Je me souviens d’avoir vécu un de mes plus grands chocs radiophonique lors d’une nuit d’insomnie. J’étais encore ado, féru de culture et amateur de réflexion « de révolté ». Et là, l’illumination : en faisant tourner la molette des fréquences, je suis tombé sur « Le fantôme de l’opéra » sous forme de théâtre radiophonique. Une perle, un diamant, un vrai bonheur d’entendre ainsi des comédiens jouer les rôles, d’entrer dans l’histoire et de bâtir, avec mon imagination, les lieux décrits par le narrateur. Une sorte de livre interactif, un petit plaisir pour celui qui sait s’offrir tout entier au monde des songes. Dites les producteurs, pourriez-vous faire l’effort de présenter ce genre de contenu à des heures décentes ? Il y a tant de livres d’aventure, tant de mondes parallèles, tant de héros à lire et à entendre ! Ce serait tellement plus enrichissant que le « français » (guillemets et pincettes de rigueur) de ces animateurs à la bêtise monumentale. Non, « si j’aurais su » n’est pas acceptable, pas plus qu’il est intéressant de savoir les derniers écarts de conduite d’une star.

Avez-vous une émission en tête ? La seule à laquelle je songe, concernant un horaire tolérable est les grosses têtes. Bouvard et sa bande, malgré un humour parfois potache et un rien pénible, arrive à dresser encore bien haut les couleurs de la verve et de l’esprit.
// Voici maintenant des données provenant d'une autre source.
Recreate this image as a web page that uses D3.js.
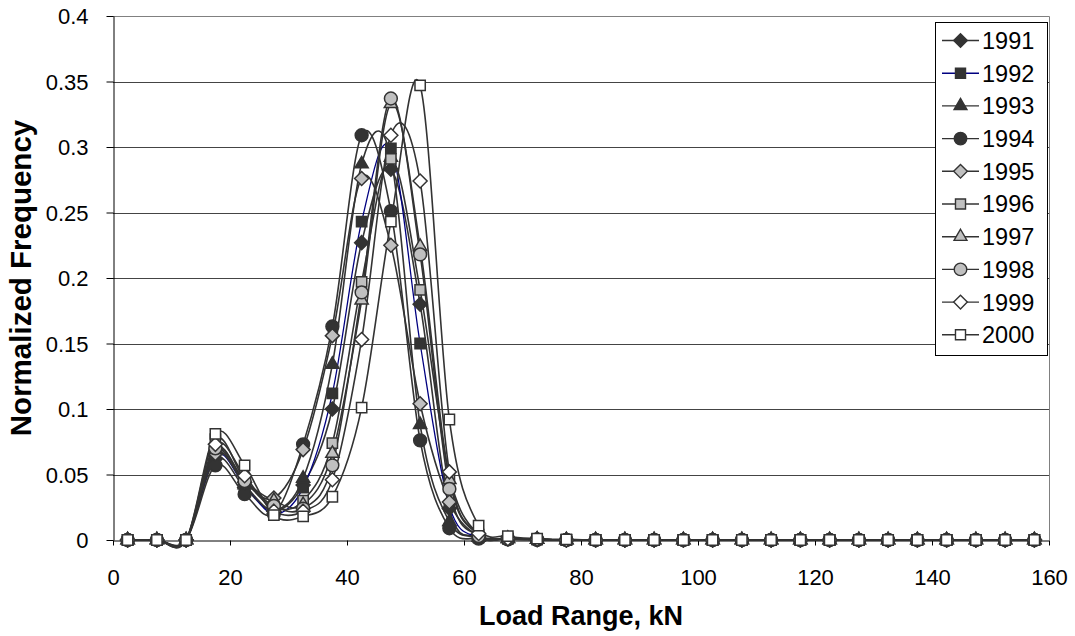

Qu’il leur soit rendu hommage… en espérant qu’il y a d’autres personnes pour brandir un tel flambeau.

1 commentaire:

Thoraval a dit…

Ouais... Une édition audiophonique de tes écrits? Ce ne serait pas une mauvaise idée, non? Pour les malvoyants, ou pour les autres...

Pour le reste, côté diurne, tu peux aussi chercher sur les différentes chaines radio leurs émissions et les télécharger légalement.

En tout cas, c'est bien d'avoir fait cet écrit pour rappeler l'existence de la radio et d'une richesse plus exaltante que la boite à images.